Восстановление коалиции. 25 марта четыре союзных державы торжественно возобновили Шомонский договор с целью «сохранить в силе» Парижский трактат и, как гласила грозная оговорка, «с целью дополнить постановления этого трактата». Тщетно Наполеон, пытаясь пустить в ход политику, за неприменение которой в свое время упрекали Людовика XVIII, пытался снова завязать сношения с Россией и отвлечь ее от Австрии и Англии. Он переслал Александру договор 3 января, который по чьей-то непростительной небрежности попал в его руки. Но теперь этот трактат был уже мертвой буквой. Александр, вообще не долюбливавший Меттерниха, выказал последнему свое неудовольствие по поводу этого документа, что, впрочем, ничуть не помешало им столковаться по всем вопросам. Но в отношении англичан Александр не испытывал или по крайней мере не выказывал никакого раздражения. Он велел даже написать Кэстльри письмо, насквозь проникнутое умонастроением 1812 года. Если же он делал вид, что возмущен позицией Талейрана и Бурбонов, подписавших этот договор с Австрией и Англией (что он так легко прощал последним двум государствам), то это происходило потому, что ему выгодно было иметь явный повод к неудовольствию против Талейрана и тем самым предлог, позволявший не брать на себя обязательства опять восстановить на французском престоле старшую линию Бурбонов.
Возвращение Наполеона с острова Эльбы и бегство Людовика XVIII в Гент одним ударом разрушили здание, с таким умом и искусством возведенное Талейраном. Дело в том, что все это искусное построение было основано на реставрации, на принципе легитимизма, в силу которого реставрация была произведена, на провозглашении этого принципа союзниками и на совпадении его с интересами Франции, на сознании союзниками необходимости поддерживать реставрированную монархию и на тех гарантиях мира, которые последняя повторно делала в своих же собственных интересах. Возвращение Наполеона снова отбрасывало Европу к политике факта и силы. «Принципы», по совершенно справедливому замечанию Талейрана, и прежде признавались союзниками лишь постольку, поскольку они ни в чем не противоречили их интересам, а теперь они окончательно превратились в абстрактную формулу, лишенную всякого политического значения. Наступил возврат к правилу Александра, которое было характерно для всей старой дипломатии: «Выгоды Европы — это и есть право». Союзники в весьма жесткой форме дали это почувствовать послу Людовика XVIII. Разыгрываемая Талейраном роль была искусственна. Вся сила Талейрана заключалась в самой силе вещей, а его искусство — в том, что он умел это понимать и использовать. Но как только он лишился прочной опоры, маска упала, и остался человек с необычайным апломбом, поразительно ловкий, но посрамленный событиями, сбившийся в своих расчетах, невыносимый и вызывавший презрение. Он уже больше не разыгрывал роли «министра Людовика XIV», он был теперь не более как министром Иакова II[13]. Тщетно пытался Талейран выбраться из тупика. Он исчерпал все хитрости. Он пытался добиться от союзников публичного заявления, что целью войны является восстановление Бурбонов. Он старался вырвать у них обещание, что границы Франции, признанные Парижским трактатом, останутся без изменения, и, чтобы добиться этой гарантии, втерся в коалицию и привлек туда же Людовика XVIII. Он надеялся таким образом затруднить союзникам ограбление государя, который действовал заодно с ними. Но то был государь, лишенный теперь престола, бежавший из своей страны, утративший и свою армию и свою популярность. То был «претендент» 1795 года, возвратившийся в свое изгнание, и каждый, сообразуясь со своими утилитарными расчетами, оставлял за собой право обращаться с ним как с изгнанником и человеком, нуждающимся в покровительстве.
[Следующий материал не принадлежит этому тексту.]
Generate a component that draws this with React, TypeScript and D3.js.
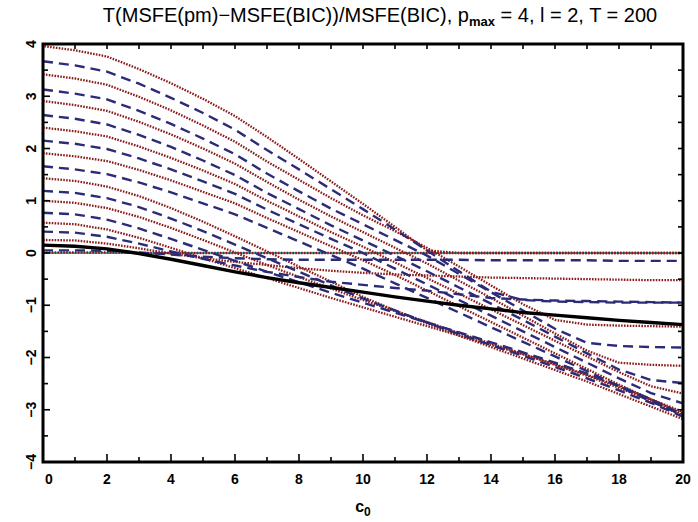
import React from "react";
import * as d3 from "d3";

const c0Values = [0, 1, 2, 3, 4, 5, 6, 7, 8, 9, 10, 11, 12, 13, 14, 15, 16, 17, 18, 19, 20];

const r1 = [3.96, 3.88, 3.76, 3.52, 3.25, 2.95, 2.62, 2.22, 1.8, 1.37, 0.94, 0.5, 0.05, 0, 0, 0, 0, 0, 0, 0, 0];
const b2 = [3.67, 3.59, 3.47, 3.24, 2.97, 2.68, 2.36, 1.97, 1.6, 1.22, 0.84, 0.45, 0.05, -0.35, -0.74, -0.9, -0.93, -0.94, -0.95, -0.95, -0.95];
const r3 = [3.42, 3.34, 3.22, 2.99, 2.73, 2.44, 2.13, 1.75, 1.4, 1.05, 0.72, 0.42, 0.1, -0.26, -0.62, -0.98, -1.28, -1.37, -1.39, -1.4, -1.41];
const b4 = [3.13, 3.05, 2.94, 2.72, 2.47, 2.19, 1.89, 1.52, 1.18, 0.85, 0.55, 0.25, -0.05, -0.4, -0.75, -1.1, -1.45, -1.72, -1.78, -1.8, -1.81];
const r5 = [2.91, 2.83, 2.72, 2.51, 2.27, 2.0, 1.71, 1.36, 1.02, 0.7, 0.4, 0.1, -0.2, -0.53, -0.86, -1.2, -1.54, -1.87, -2.1, -2.14, -2.16];
const b6 = [2.64, 2.57, 2.46, 2.26, 2.03, 1.77, 1.49, 1.15, 0.84, 0.53, 0.24, -0.05, -0.35, -0.66, -0.97, -1.28, -1.6, -1.92, -2.23, -2.43, -2.49];
const r7 = [2.4, 2.33, 2.23, 2.04, 1.82, 1.58, 1.32, 1.0, 0.7, 0.4, 0.12, -0.18, -0.48, -0.78, -1.08, -1.38, -1.68, -1.98, -2.28, -2.55, -2.69];
const b8 = [2.15, 2.09, 1.99, 1.81, 1.6, 1.37, 1.13, 0.83, 0.55, 0.27, 0.0, -0.3, -0.6, -0.9, -1.2, -1.5, -1.8, -2.1, -2.4, -2.68, -2.88];
const r9 = [1.91, 1.85, 1.76, 1.59, 1.39, 1.17, 0.95, 0.67, 0.4, 0.13, -0.14, -0.42, -0.72, -1.02, -1.32, -1.62, -1.92, -2.22, -2.52, -2.8, -3.04];
const b10 = [1.66, 1.6, 1.51, 1.35, 1.16, 0.95, 0.74, 0.48, 0.22, -0.04, -0.3, -0.58, -0.86, -1.14, -1.42, -1.7, -1.98, -2.26, -2.55, -2.84, -3.1];
const r11 = [1.43, 1.38, 1.27, 1.09, 0.86, 0.6, 0.32, 0.03, -0.26, -0.55, -0.84, -1.1, -1.35, -1.58, -1.8, -2.02, -2.24, -2.46, -2.7, -2.94, -3.18];
const b12 = [1.19, 1.15, 1.05, 0.88, 0.66, 0.42, 0.16, -0.1, -0.36, -0.62, -0.87, -1.1, -1.33, -1.55, -1.76, -1.97, -2.18, -2.4, -2.63, -2.87, -3.13];
const r13 = [1.0, 0.96, 0.86, 0.69, 0.48, 0.25, 0.01, -0.23, -0.46, -0.68, -0.9, -1.11, -1.32, -1.53, -1.73, -1.93, -2.14, -2.35, -2.58, -2.83, -3.12];
const b14 = [0.77, 0.74, 0.64, 0.47, 0.27, 0.06, -0.15, -0.36, -0.56, -0.76, -0.95, -1.14, -1.33, -1.52, -1.71, -1.9, -2.1, -2.31, -2.54, -2.8, -3.1];
const r15 = [0.58, 0.55, 0.45, 0.29, 0.1, -0.1, -0.29, -0.48, -0.67, -0.86, -1.04, -1.22, -1.4, -1.58, -1.76, -1.94, -2.13, -2.33, -2.55, -2.8, -3.08];
const b16 = [0.41, 0.39, 0.31, 0.18, 0.03, -0.11, -0.24, -0.36, -0.46, -0.55, -0.61, -0.67, -0.72, -0.79, -0.86, -0.89, -0.91, -0.92, -0.93, -0.94, -0.95];
const r17 = [0.25, 0.24, 0.18, 0.09, -0.01, -0.1, -0.17, -0.23, -0.29, -0.34, -0.38, -0.41, -0.43, -0.45, -0.47, -0.48, -0.49, -0.5, -0.51, -0.52, -0.52];
const b18 = [0.05, 0.05, 0.04, 0.01, -0.03, -0.07, -0.1, -0.12, -0.13, -0.13, -0.13, -0.13, -0.13, -0.13, -0.14, -0.14, -0.14, -0.14, -0.15, -0.15, -0.15];
const r19 = [0.01, 0.01, 0.01, 0, 0, 0, 0, 0, 0, 0, 0, 0, 0, 0, 0, 0, 0, 0, 0, 0, 0];
const blackCurve = [0.15, 0.13, 0.08, -0.01, -0.12, -0.24, -0.36, -0.47, -0.57, -0.66, -0.75, -0.84, -0.92, -1.0, -1.07, -1.14, -1.19, -1.24, -1.29, -1.33, -1.37];

const redSeries = [r1, r3, r5, r7, r9, r11, r13, r15, r17, r19];
const blueSeries = [b2, b4, b6, b8, b10, b12, b14, b16, b18];

const xTickLabels = ["0", "2", "4", "6", "8", "10", "12", "14", "16", "18", "20"];
const yTickLabels = ["−4", "−3", "−2", "−1", "0", "1", "2", "3", "4"];

const W = 698;
const H = 522;
const L = 43, R = 683, T = 44, B = 462;
const DOT = 1.6, GAP = 1.3;

export default function App() {
  const x = d3.scaleLinear().domain([0, 20]).range([L, R]);
  const y = d3.scaleLinear().domain([-4, 4]).range([B, T]);
  const line = d3
    .line<number>()
    .x((_, i) => x(c0Values[i]))
    .y((d) => y(d));

  // length of a polyline up to index k (pixels), used to align dot phases of overlapping lines
  const lenTo = (s: number[], k: number) => {
    let total = 0;
    for (let i = 1; i <= k; i++) {
      total += Math.hypot(x(c0Values[i]) - x(c0Values[i - 1]), y(s[i]) - y(s[i - 1]));
    }
    return total;
  };
  const period = DOT + GAP;
  const alignOffset = (s: number[]) => {
    // align with r19 from index 13 onward (where the top curve sits on zero)
    const d = lenTo(s, 13) - lenTo(r19, 13);
    return ((d % period) + period) % period;
  };

  const xMajor = x.ticks(10);
  const xMinor = d3.range(1, 20, 2);
  const yMajor = y.ticks(8);
  const yMinor = d3.range(-3.5, 4, 1);
  const yAll = d3.range(-3.5, 4, 0.5);

  const red = "#8b1a1a";
  const blue = "#2b2b78";
  const font = "'Liberation Sans', Arial, Helvetica, sans-serif";

  return (
    <svg width={W} height={H} style={{ position: "absolute", left: 0, top: 0, background: "#fff" }}>
      <rect x={0} y={0} width={W} height={H} fill="#fff" />
      <text x={380} y={22} textAnchor="middle" fontFamily={font} fontSize={20} fill="#000">
        T(MSFE(pm)−MSFE(BIC))/MSFE(BIC), p
        <tspan fontSize={13} fontWeight="bold" dy={4}>max</tspan>
        <tspan dy={-4}> = 4, l = 2, T = 200</tspan>
      </text>

      <g>
        <line x1={L} x2={R} y1={y(0)} y2={y(0)} stroke="#4aa6a6" strokeWidth={1.8} />
        {redSeries.map((s, i) => (
          <path
            key={"r" + i}
            d={line(s) || ""}
            fill="none"
            stroke={red}
            strokeWidth={2.3}
            strokeDasharray={`${DOT} ${GAP}`}
            strokeDashoffset={s === r1 ? alignOffset(s) : 0}
          />
        ))}
        {blueSeries.map((s, i) => (
          <path key={"b" + i} d={line(s) || ""} fill="none" stroke={blue} strokeWidth={2.4} strokeDasharray="10 6" />
        ))}
        <path d={line(blackCurve) || ""} fill="none" stroke="#000" strokeWidth={3.4} />
      </g>

      <g stroke="#000" strokeWidth={1.6}>
        {xMajor.map((t) => (
          <g key={"xm" + t}>
            <line x1={x(t)} x2={x(t)} y1={B} y2={B - 8} />
            <line x1={x(t)} x2={x(t)} y1={T} y2={T + 5} />
          </g>
        ))}
        {xMinor.map((t) => (
          <g key={"xn" + t}>
            <line x1={x(t)} x2={x(t)} y1={B} y2={B - 5} />
            <line x1={x(t)} x2={x(t)} y1={T} y2={T + 5} />
          </g>
        ))}
        {yMajor.map((t) => (
          <line key={"ym" + t} x1={L} x2={L + 7} y1={y(t)} y2={y(t)} />
        ))}
        {yMinor.map((t) => (
          <line key={"yn" + t} x1={L} x2={L + 5} y1={y(t)} y2={y(t)} />
        ))}
        {yAll.map((t) => (
          <line key={"yr" + t} x1={R} x2={R - 5} y1={y(t)} y2={y(t)} />
        ))}
      </g>
      <rect x={L} y={T} width={R - L} height={B - T} fill="none" stroke="#000" strokeWidth={3} />

      <g fontFamily={font} fontSize={14} fontWeight="bold" fill="#000">
        {xMajor.map((t, i) => (
          <text key={"xl" + t} x={t === 0 ? x(t) + 6 : x(t)} y={484} textAnchor="middle">
            {xTickLabels[i]}
          </text>
        ))}
        {yMajor.map((t, i) => (
          <text key={"yl" + t} transform={`translate(36,${y(t)}) rotate(-90)`} textAnchor="middle">
            {yTickLabels[i]}
          </text>
        ))}
      </g>
      <text x={(L + R) / 2} y={512} textAnchor="middle" fontFamily={font} fontSize={16} fontWeight="bold">
        c<tspan fontSize={12} dy={4}>0</tspan>
      </text>
    </svg>
  );
}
И теперь Талейран явил миру отвратительное (хотя и корректное, с точки зрения династических интересов, принципов легитимизма и старого европейского публичного права) зрелище: французский посланник от имени французского короля подписывается под заявлениями и действиями, направленными против Франции и французской армии.
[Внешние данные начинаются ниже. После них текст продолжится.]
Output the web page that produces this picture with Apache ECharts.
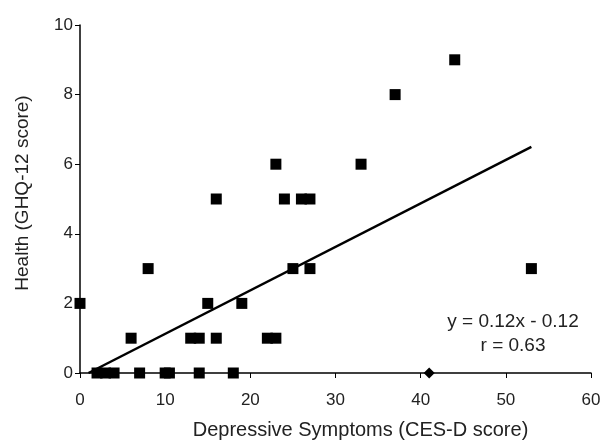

Александр и Франция. В 1814 году союзники долгое время сильно расходились в мнениях относительно формы правления, которую следовало бы установить во Франции. За исключением англичан, все они скорее терпели реставрацию, чем сами ей содействовали. В 1815 году эти разногласия возобновились. Австрийцы снова начали подумывать о предоставлении престола Наполеону II и о назначении регентства. Пруссаки думали лишь о том, как бы выжать побольше миллионов и захватить побольше территорий, и отнюдь не намерены были связывать себя обязательствами по отношению к какому бы то ни было французскому правительству. Эти свои мстительные намерения они скрывали под предательскими заявлениями, будто французы вольны назначить себе какое им угодно правительство, лишь бы это правительство давало Европе гарантии мира. А эти гарантии сами они предпочитали получить в виде земли и денег.